Estar a la deriva
Unidad, junto con la naturaleza, y unidad de la
representación de la naturaleza del hombre, el río es el símbolo ambivalente de
la fijeza y la transformación. El destino solitario de todo hombre se halla
inscripto en él y en la imagen que refleja. Libro de arena comparte
una nota personal sobre Quiroga,
que apunta un conjunto de impresiones de lectura a propósito del cuento “A la
deriva”.
Por Eugenia Galiñanes*
El río va. El río baja. El río fluye. A su alrededor,
la naturaleza permanece inmutable.

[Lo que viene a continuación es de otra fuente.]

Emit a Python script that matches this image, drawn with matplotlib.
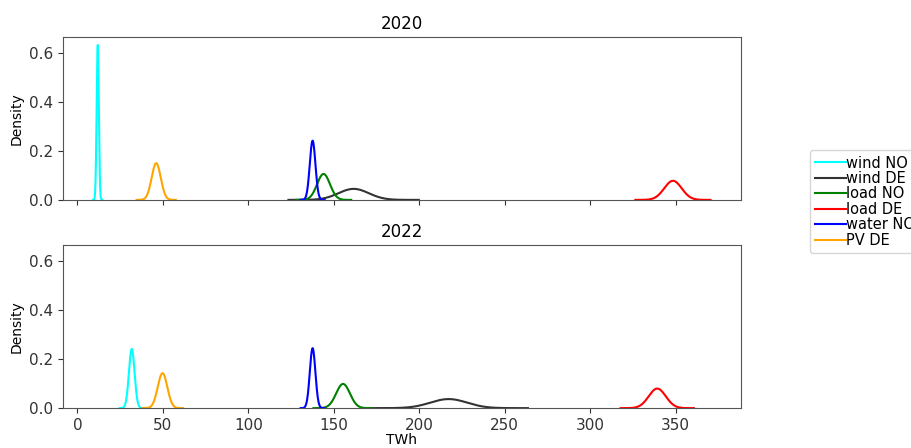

Todo cambia para que nada cambie.
La primera vez que leí el
cuento “A la deriva” de Horacio Quiroga tenía 13 años. Acababa de empezar el
colegio secundario y muchos mundos nuevos se abrían, como ventanas y puertas
concatenadas. La literatura fue uno de ellos. Junto con aquel, leí todos los
“Cuentos de amor, de locura y de muerte” y quedé fascinada. Un poco por la
oscuridad y la pesadumbre que atraviesa la prosa de Quiroga (¿a qué adolescente
no le fascina lo trágico?), pero también por su lirismo profundo, por sus
descripciones abigarradas y su narración contundente y, sobre todo, por la
temática que atraviesa su obra: la soledad, la naturaleza, lo salvaje, el
destino irremediable, la muerte y el hombre frente a todo.

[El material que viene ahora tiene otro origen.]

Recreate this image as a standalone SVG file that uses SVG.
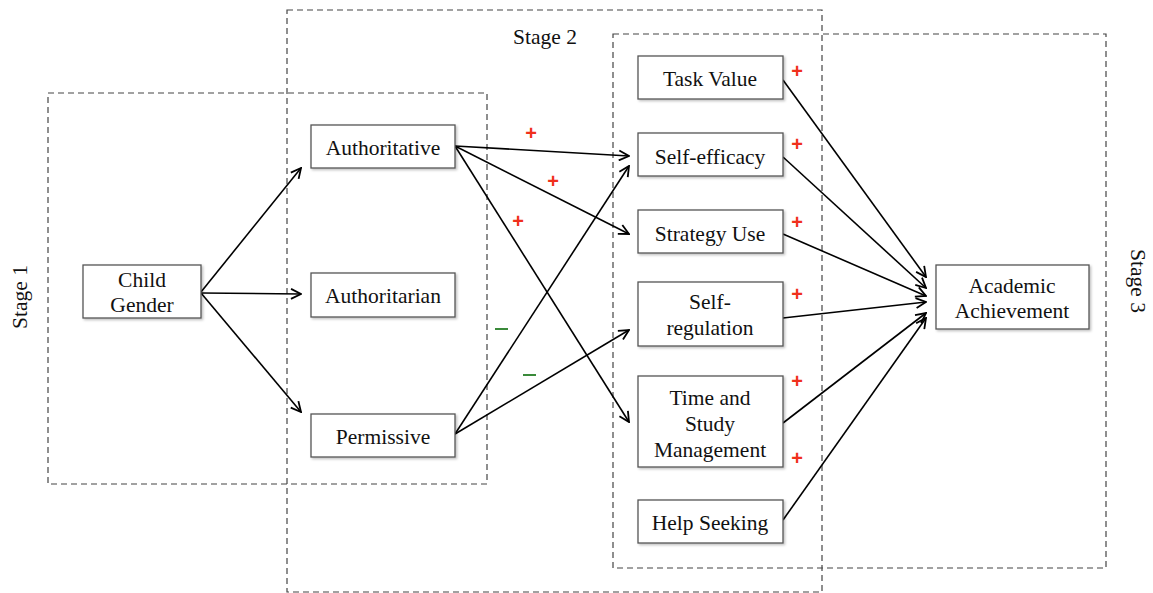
<svg xmlns="http://www.w3.org/2000/svg" width="1153" height="593" viewBox="0 0 1153 593">
<style>
.stage{fill:none;stroke:#444;stroke-width:1.2;stroke-dasharray:6,4}
.box{fill:#fff;stroke:#555;stroke-width:1.3}
.t{font-family:"Liberation Serif","Times New Roman",serif;font-size:21.5px;fill:#111;text-anchor:middle}
.c{fill:none;stroke:#000;stroke-width:1.6;marker-end:url(#ah)}
.plus{font-family:"Liberation Sans",Arial,sans-serif;font-size:20px;font-weight:bold;fill:#f0301c;text-anchor:middle}
.minus{stroke:#3a8a3a;stroke-width:2}
</style>
<defs>
<marker id="ah" viewBox="0 0 12 12" refX="11" refY="6" markerWidth="12" markerHeight="12" markerUnits="userSpaceOnUse" orient="auto">
<path d="M1,1 L11,6 L1,11" fill="none" stroke="#000" stroke-width="1.8"/>
</marker>
<filter id="sh" x="-10%" y="-10%" width="130%" height="130%">
<feDropShadow dx="1.5" dy="1.5" stdDeviation="1" flood-color="#000" flood-opacity="0.25"/>
</filter>
</defs>
<rect width="1153" height="593" fill="#fff"/>
<g id="stages">
<rect class="stage" x="48" y="93" width="439" height="391"/>
<rect class="stage" x="287" y="10" width="535" height="582"/>
<rect class="stage" x="613" y="34" width="493" height="534"/>
<text class="t" x="545" y="44">Stage 2</text>
<text class="t" transform="translate(27,297) rotate(-90)">Stage 1</text>
<text class="t" transform="translate(1131,281) rotate(90)">Stage 3</text>
</g>
<g id="connectors">
<line class="c" x1="201" y1="292" x2="301" y2="168"/>
<line class="c" x1="201" y1="293" x2="301" y2="294"/>
<line class="c" x1="201" y1="293" x2="301" y2="412"/>
<line class="c" x1="455" y1="146" x2="629" y2="156"/>
<line class="c" x1="455" y1="146" x2="629" y2="234"/>
<line class="c" x1="455" y1="146" x2="629" y2="422"/>
<line class="c" x1="455" y1="434" x2="629" y2="166"/>
<line class="c" x1="455" y1="434" x2="629" y2="330"/>
<line class="c" x1="783" y1="80" x2="926" y2="277"/>
<line class="c" x1="783" y1="157" x2="926" y2="288"/>
<line class="c" x1="783" y1="234" x2="926" y2="296"/>
<line class="c" x1="783" y1="318" x2="926" y2="302"/>
<line class="c" x1="783" y1="423" x2="926" y2="313"/>
<line class="c" x1="783" y1="520" x2="926" y2="318"/>
</g>
<g id="signs">
<text class="plus" x="531" y="140">+</text>
<text class="plus" x="553" y="188">+</text>
<text class="plus" x="518" y="228">+</text>
<text class="plus" x="797" y="78">+</text>
<text class="plus" x="797" y="151">+</text>
<text class="plus" x="797" y="229">+</text>
<text class="plus" x="797" y="301">+</text>
<text class="plus" x="797" y="388">+</text>
<text class="plus" x="797" y="465">+</text>
<line class="minus" x1="495" y1="329" x2="508" y2="329"/>
<line class="minus" x1="523" y1="375" x2="536" y2="375"/>
</g>
<g id="child-gender"><rect class="box" filter="url(#sh)" x="83" y="265" width="118" height="53"/><text class="t" x="142" y="287">Child</text><text class="t" x="142" y="312">Gender</text></g>
<g id="authoritative"><rect class="box" filter="url(#sh)" x="311" y="125" width="144" height="43"/><text class="t" x="383" y="155">Authoritative</text></g>
<g id="authoritarian"><rect class="box" filter="url(#sh)" x="311" y="273" width="144" height="44"/><text class="t" x="383" y="303">Authoritarian</text></g>
<g id="permissive"><rect class="box" filter="url(#sh)" x="311" y="414" width="144" height="43"/><text class="t" x="383" y="444">Permissive</text></g>
<g id="task-value"><rect class="box" filter="url(#sh)" x="638" y="56" width="145" height="43"/><text class="t" x="710" y="86">Task Value</text></g>
<g id="self-efficacy"><rect class="box" filter="url(#sh)" x="638" y="133" width="145" height="43"/><text class="t" x="710" y="164">Self-efficacy</text></g>
<g id="strategy-use"><rect class="box" filter="url(#sh)" x="638" y="210" width="145" height="43"/><text class="t" x="710" y="241">Strategy Use</text></g>
<g id="self-regulation"><rect class="box" filter="url(#sh)" x="638" y="282" width="145" height="64"/><text class="t" x="710" y="309">Self-</text><text class="t" x="710" y="335">regulation</text></g>
<g id="time-study"><rect class="box" filter="url(#sh)" x="638" y="376" width="145" height="91"/><text class="t" x="710" y="405">Time and</text><text class="t" x="710" y="431">Study</text><text class="t" x="710" y="457">Management</text></g>
<g id="help-seeking"><rect class="box" filter="url(#sh)" x="638" y="500" width="145" height="43"/><text class="t" x="710" y="530">Help Seeking</text></g>
<g id="academic-achievement"><rect class="box" filter="url(#sh)" x="936" y="265" width="153" height="64"/><text class="t" x="1012" y="293">Academic</text><text class="t" x="1012" y="318">Achievement</text></g>
</svg>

“A la deriva” no cuenta mucho. Cuenta poco para decir
mucho. Es una historia sencilla en el plano discursivo que, no obstante, deja
traslucir mucho en el orden simbólico. Un hombre, que vive en un entorno
selvático y cuyo nombre no sabemos al comienzo, es picado por una serpiente
venenosa. Decide buscar ayuda en un pueblo vecino y para ello sube a su canoa.

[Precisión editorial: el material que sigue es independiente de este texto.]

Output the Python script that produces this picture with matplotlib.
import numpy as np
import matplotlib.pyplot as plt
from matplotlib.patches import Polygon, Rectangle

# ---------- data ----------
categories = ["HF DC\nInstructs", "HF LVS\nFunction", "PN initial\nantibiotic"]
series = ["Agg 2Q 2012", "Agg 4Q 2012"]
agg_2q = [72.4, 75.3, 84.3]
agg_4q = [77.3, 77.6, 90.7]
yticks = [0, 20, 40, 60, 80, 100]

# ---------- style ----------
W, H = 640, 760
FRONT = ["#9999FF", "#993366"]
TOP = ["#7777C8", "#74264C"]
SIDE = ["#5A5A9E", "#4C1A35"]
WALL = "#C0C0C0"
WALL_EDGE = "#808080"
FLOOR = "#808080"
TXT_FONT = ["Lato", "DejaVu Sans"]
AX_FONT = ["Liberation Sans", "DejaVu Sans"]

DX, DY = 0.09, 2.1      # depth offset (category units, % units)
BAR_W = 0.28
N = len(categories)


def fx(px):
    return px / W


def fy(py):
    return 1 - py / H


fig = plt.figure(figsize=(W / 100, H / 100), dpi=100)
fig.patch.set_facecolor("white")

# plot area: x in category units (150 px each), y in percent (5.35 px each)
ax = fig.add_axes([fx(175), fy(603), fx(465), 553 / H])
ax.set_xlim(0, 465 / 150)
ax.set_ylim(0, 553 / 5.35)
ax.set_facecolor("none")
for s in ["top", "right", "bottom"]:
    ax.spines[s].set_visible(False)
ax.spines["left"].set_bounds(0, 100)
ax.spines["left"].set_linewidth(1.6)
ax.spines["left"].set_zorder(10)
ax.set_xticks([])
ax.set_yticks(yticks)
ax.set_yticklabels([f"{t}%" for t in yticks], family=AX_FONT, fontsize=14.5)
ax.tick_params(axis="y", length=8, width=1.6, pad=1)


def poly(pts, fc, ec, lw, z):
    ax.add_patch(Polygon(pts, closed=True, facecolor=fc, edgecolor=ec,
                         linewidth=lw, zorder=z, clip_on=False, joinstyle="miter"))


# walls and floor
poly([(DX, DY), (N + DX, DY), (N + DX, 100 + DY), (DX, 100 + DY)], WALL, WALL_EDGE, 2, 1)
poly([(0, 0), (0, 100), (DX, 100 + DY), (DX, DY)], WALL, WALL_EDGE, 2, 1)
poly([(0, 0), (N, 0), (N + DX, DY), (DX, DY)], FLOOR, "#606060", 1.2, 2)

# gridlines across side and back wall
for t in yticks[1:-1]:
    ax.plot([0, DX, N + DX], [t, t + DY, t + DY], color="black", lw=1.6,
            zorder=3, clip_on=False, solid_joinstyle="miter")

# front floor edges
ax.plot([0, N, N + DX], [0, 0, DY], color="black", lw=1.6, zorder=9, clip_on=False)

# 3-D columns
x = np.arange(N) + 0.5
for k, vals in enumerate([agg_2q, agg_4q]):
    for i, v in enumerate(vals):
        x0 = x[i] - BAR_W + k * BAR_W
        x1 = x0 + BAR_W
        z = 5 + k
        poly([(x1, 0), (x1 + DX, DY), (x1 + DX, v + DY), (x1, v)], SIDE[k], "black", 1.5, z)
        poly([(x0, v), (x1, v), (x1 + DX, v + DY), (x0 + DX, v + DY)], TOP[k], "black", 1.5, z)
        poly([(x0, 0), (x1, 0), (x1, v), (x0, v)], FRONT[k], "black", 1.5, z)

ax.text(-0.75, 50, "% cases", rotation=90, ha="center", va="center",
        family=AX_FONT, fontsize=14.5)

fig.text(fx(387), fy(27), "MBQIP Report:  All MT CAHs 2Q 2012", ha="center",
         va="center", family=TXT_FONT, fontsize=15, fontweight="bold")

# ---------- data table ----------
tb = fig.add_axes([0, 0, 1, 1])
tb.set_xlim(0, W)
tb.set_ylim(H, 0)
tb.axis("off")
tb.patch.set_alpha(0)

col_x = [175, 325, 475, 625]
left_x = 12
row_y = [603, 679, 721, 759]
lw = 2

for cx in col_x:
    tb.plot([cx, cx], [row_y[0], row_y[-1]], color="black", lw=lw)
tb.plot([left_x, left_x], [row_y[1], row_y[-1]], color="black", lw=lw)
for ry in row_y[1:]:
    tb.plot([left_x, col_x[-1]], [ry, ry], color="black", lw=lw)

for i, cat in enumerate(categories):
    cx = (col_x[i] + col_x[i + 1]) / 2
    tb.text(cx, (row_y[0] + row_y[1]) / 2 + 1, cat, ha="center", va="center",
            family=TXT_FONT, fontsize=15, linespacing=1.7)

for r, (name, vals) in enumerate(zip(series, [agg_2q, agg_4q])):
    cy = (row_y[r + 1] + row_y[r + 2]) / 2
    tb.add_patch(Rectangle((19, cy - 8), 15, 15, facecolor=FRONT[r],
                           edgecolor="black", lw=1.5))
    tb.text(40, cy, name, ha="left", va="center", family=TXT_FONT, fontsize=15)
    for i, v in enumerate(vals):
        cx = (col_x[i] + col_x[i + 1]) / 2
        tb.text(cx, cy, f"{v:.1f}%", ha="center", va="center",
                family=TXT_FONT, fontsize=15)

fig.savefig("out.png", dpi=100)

Presa del dolor y el entumecimiento que le provoca el veneno fatal, no puede ya
palear y deja que la corriente lo lleve. Anochece en el Paraná. Al hombre le
sobrevienen una serie de recuerdos. Por un instante el dolor agudo se va,
siente frío y, finalmente, muere.
Si esta historia fuera la
historia de ese hombre individual quizás no sería tan interesante. Pero sucede
que ese hombre es todos los hombres. Es el hombre “antisocial” de Quiroga, ese
que escapa a la selva queriendo huir de lo civilizatorio. Si tan sólo se
pudiera salir de la opresión del ámbito social, de los vínculos, de las
relaciones, si tan sólo el hombre pudiera encontrar su liberación en lo
natural... Sin embargo, el hombre trágico tampoco puede realizarse en ese otro
entorno. El hombre y su civilización pueden coexistir o confrontar con la
naturaleza, pueden vivir con o de espaldas a ella, pero la naturaleza es más
fuerte. Es más fuerte porque estuvo antes y estará después. Es el orden de lo ya determinado. Y porque lo
trágico está a su vez en la naturaleza del hombre, es una operación de su
mente, es una estrategia argumental que traduce su conexión con los otros y el
universo.
Los
finales trágicos son marca registrada en la literatura de Quiroga, la idea de
un destino ineluctable que signa al hombre como individuo pero también, en él,
como humanidad. El hombre de esta historia (que es ése, que tiene nombre,
que se llama Paulino, pero que bien podría ser otro, o todos), aunque lucha por
salvarse terminará pereciendo, hamacado por el río, recorriendo kilómetros de
soledad. Pero esa soledad no es tal únicamente porque el hombre viaja solo en
esa canoa que lo lleva sin rumbo hacia su final, sino porque, en definitiva,
cada hombre (y por eso todos los hombres) está solo ante la muerte. El río va. El río baja. El río fluye. A su alrededor,
la naturaleza permanece inmutable. Todo cambia para que nada cambie.